Sound Discipline teaches people to do the right thing even when no one is looking. Using a research based, experiential and culturally responsive approach, Sound Discipline teaches parents and educators to build respectful relationships and use solution focused problem solving—with children and each other. Sound Discipline helps families, schools and communities eliminate the race bias in discipline and fosters academic excellence, citizenship,equity and democracy.

Type: citizen sector

The Problem

Our schools and families are struggling. Too many students are disruptive, labeled, and kicked out for “bad behavior” because they “can’t learn” to behave. Schools readily reward and punish in a misguided attempt to shape student behavior, but rarely teach needed social – emotional skills with the time, care, and patience given to math or reading. The implication is that they know better; if one could only make students care, disruptive behavior would disappear. But significant skills and the ability to apply them are missing. Teaching skills and a systematic solution-focused approach to discipline is what will build strong future leaders.

The Solution

Sound Discipline works with school adults (staff and parents) to create a transformative cultural shift in adult–student and student-student relationships. By experientially practicing skills that enhance relationships (self regulation, empathy, mutual respect and problem solving) school staff, students and families build a powerful learning community that cultivates mutual respect, active participation, social-emotional development and ultimately academic excellence. Students practice their new skills by solving their own problems using structured class meetings. School administrations review site-based data to identify emerging patterns of behavior problems, develop timely and enduring responses, and develop a sustainable system for discipline in the school. The program also includes parent education to build parenting skills and reinforce student growth at home as well as in the classroom.

Example

Two students come in from recess visibly upset. There was shoving going on in line. This classroom is in a Sound Discipline school. Instead of going to the teacher for help, Mahad and Alex know what to do and find the student with the “problem-solving helper” job. The three of them sit in the problem-solving corner. The helper makes sure each student is heard, then asks which tool from the “Wheel of Choice” they’d like to use. They choose “Bugs & Wishes.” Alex says, “Mahad, it *bugs* me when you cut in line, and I *wish* you wouldn’t do it.” Mahad says he won’t do it again. Alex isn’t convinced. The helper suggests putting it on the class meeting agenda so the class can help them brainstorm more solutions to choose from. Alex agrees. Mahad and the helper return to their seats to work.
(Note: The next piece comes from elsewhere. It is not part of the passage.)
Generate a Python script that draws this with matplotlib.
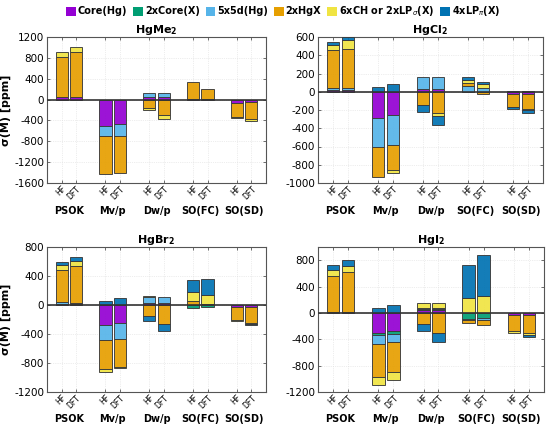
import numpy as np
import matplotlib
matplotlib.use("Agg")
import matplotlib.pyplot as plt
from matplotlib.patches import Patch
from matplotlib.transforms import blended_transform_factory

# ---------------- data ----------------
groups = ["PSOK", "Mv/p", "Dw/p", "SO(FC)", "SO(SD)"]
methods = ["HF", "DFT"]
components = ["Core(Hg)", "2xCore(X)", "5x5d(Hg)", "2xHgX",
              r"6xCH or 2xLP$_\sigma$(X)", r"4xLP$_\pi$(X)"]
colors = ["#9400D3", "#009E73", "#56B4E9", "#E69F00", "#F0E442", "#0072B2"]

# bar order: PSOK HF, PSOK DFT, Mv/p HF, Mv/p DFT, Dw/p HF, Dw/p DFT,
#            SO(FC) HF, SO(FC) DFT, SO(SD) HF, SO(SD) DFT
hgme2_core = [40, 40, -505, -470, 45, 45, 10, 5, -60, -50]
hgme2_corex = [0, 0, 0, 0, 0, 0, 0, 0, 0, 0]
hgme2_d5 = [0, 0, -195, -230, 73, 80, 0, 0, 0, 0]
hgme2_hgx = [770, 865, -730, -710, -155, -300, 325, 200, -270, -330]
hgme2_ch = [95, 95, 0, 0, -50, -70, 0, 0, -30, -40]
hgme2_lppi = [0, 0, 0, 0, 0, 0, 0, 0, 0, 0]

hgcl2_core = [18, 18, -285, -255, 32, 32, 0, 0, -30, -25]
hgcl2_corex = [0, 0, 0, 0, 0, 0, 0, 0, 0, 0]
hgcl2_d5 = [18, 18, -320, -330, 128, 128, 65, 45, 10, 10]
hgcl2_hgx = [420, 428, -330, -275, -148, -237, 28, -25, -140, -165]
hgcl2_ch = [55, 102, 0, -25, 0, -28, 32, 35, 0, -15]
hgcl2_lppi = [37, 29, 50, 82, -77, -103, 33, 28, -20, -25]

hgbr2_core = [20, 20, -270, -250, 30, 30, 0, 0, -30, -25]
hgbr2_corex = [0, 0, 0, 0, 0, 0, -40, -30, 0, 0]
hgbr2_d5 = [20, 12, -215, -220, 75, 82, 0, 0, 0, 0]
hgbr2_hgx = [440, 500, -400, -380, -152, -262, 50, 20, -175, -218]
hgbr2_ch = [75, 80, -45, -15, 18, 0, 130, 115, -20, -15]
hgbr2_lppi = [45, 50, 50, 92, -66, -101, 158, 217, 0, -15]

hgi2_core = [20, 20, -305, -277, 45, 45, 0, 0, -35, -30]
hgi2_corex = [0, 0, -35, -40, 10, 10, -95, -75, 0, 0]
hgi2_d5 = [0, 0, -130, -120, 15, 15, -20, -35, 0, 0]
hgi2_hgx = [545, 605, -495, -460, -170, -300, -35, -75, -235, -270]
hgi2_ch = [85, 92, -125, -125, 85, 85, 230, 260, -30, -40]
hgi2_lppi = [80, 93, 75, 118, -105, -140, 500, 625, 0, -20]

titles = [r"HgMe$_\mathbf{2}$", r"HgCl$_\mathbf{2}$", r"HgBr$_\mathbf{2}$", r"HgI$_\mathbf{2}$"]
ylims = [(-1600, 1200), (-1000, 600), (-1200, 800), (-1200, 1000)]
yticks = [np.arange(-1600, 1201, 400), np.arange(-1000, 601, 200),
          np.arange(-1200, 801, 400), np.arange(-1200, 801, 400)]

panel_data = [
    [hgme2_core, hgme2_corex, hgme2_d5, hgme2_hgx, hgme2_ch, hgme2_lppi],
    [hgcl2_core, hgcl2_corex, hgcl2_d5, hgcl2_hgx, hgcl2_ch, hgcl2_lppi],
    [hgbr2_core, hgbr2_corex, hgbr2_d5, hgbr2_hgx, hgbr2_ch, hgbr2_lppi],
    [hgi2_core, hgi2_corex, hgi2_d5, hgi2_hgx, hgi2_ch, hgi2_lppi],
]

# ---------------- layout ----------------
W, H = 550, 426
fig = plt.figure(figsize=(W / 100, H / 100), dpi=100)

def rect(x0, x1, ytop, ybot):
    return [x0 / W, 1 - ybot / H, (x1 - x0) / W, (ybot - ytop) / H]

rects = [rect(47, 266, 37, 183), rect(318, 543, 37, 183),
         rect(47, 266, 247, 392), rect(318, 544, 247, 392)]

offset = 0.165
width = 0.28
gpos = np.arange(1, len(groups) + 1)
xpos = np.ravel(np.column_stack([gpos - offset, gpos + offset]))
xlabels = methods * len(groups)

for k in range(4):
    ax = fig.add_axes(rects[k])
    vals = np.array(panel_data[k], dtype=float)
    posb = np.zeros(len(xpos))
    negb = np.zeros(len(xpos))
    for c in range(len(components)):
        v = vals[c]
        bottom = np.where(v >= 0, posb, negb)
        mask = v != 0
        ax.bar(xpos[mask], v[mask], width=width, bottom=bottom[mask],
               color=colors[c], edgecolor="#3a3a3a", linewidth=0.7,
               alpha=0.92, zorder=3)
        posb = posb + np.where(v > 0, v, 0)
        negb = negb + np.where(v < 0, v, 0)
    ax.axhline(0, color="#333333", lw=1.2, zorder=4)
    ax.set_xlim(0.5, len(groups) + 0.5)
    ax.set_ylim(*ylims[k])
    ax.set_yticks(yticks[k])
    ax.set_yticklabels([str(int(t)) for t in yticks[k]], fontsize=7.5)
    ax.set_xticks(xpos)
    ax.set_xticklabels(xlabels, rotation=45, fontsize=5.5, ha="right",
                       va="top", rotation_mode="anchor")
    ax.tick_params(axis="both", direction="in", top=True, right=True,
                   length=2.5, width=0.6, color="#555555", pad=2)
    ax.tick_params(axis="x", pad=1.0)
    ax.grid(True, color="#dcdcdc", lw=0.5, ls=":", zorder=0)
    for s in ax.spines.values():
        s.set_color("#555555")
        s.set_linewidth(0.8)
    ax.set_title(titles[k], fontsize=8, fontweight="bold", pad=3)
    trans = blended_transform_factory(ax.transData, ax.transAxes)
    for g, name in zip(gpos, groups):
        ax.text(g, -0.155, name, transform=trans, ha="center", va="top",
                fontsize=7, fontweight="bold")
    if k in (0, 2):
        ax.set_ylabel("σ(M) [ppm]", fontsize=8, fontweight="bold", labelpad=2)

handles = [Patch(facecolor=col, edgecolor="none", label=lab)
           for col, lab in zip(colors, components)]
fig.legend(handles=handles, loc="upper center", bbox_to_anchor=(0.515, 1.01),
           ncol=6, frameon=False, handlelength=1.0,
           handleheight=1.0, handletextpad=0.2, columnspacing=0.6,
           prop={"weight": "bold", "size": 7})

fig.savefig("out.png", dpi=100)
Alex, still upset, decides to first spend a few moments in the cool-down spot specially designed by the class at the beginning of the year to help students get re-centered when they’re struggling. Within a few minutes Alex is also back at his seat working and the teacher, uninterrupted, continues helping another student with his writing.

Budget: $50,000 - $100,000

Marketplace

Roots of Empathy, Responsive Classroom and Open Circle all focus solely on teaching social emotional skills. Positive Behavior Intervention Support (PBIS) uses a systems approach to discipline, without directly teaching social skills. Sound Discipline does both: combines an experiential curriculum to teach social- emotional skills and supports schools in developing a data-driven, Solution-Focused discipline program. As a result: 1) Students SEE adults modeling the social-emotional skills they are learning, 2) data is regularly reviewed and used for continuous improvement 3) the parenting community is involved. Other programs have a historical and funding advantage that gives them greater visibility.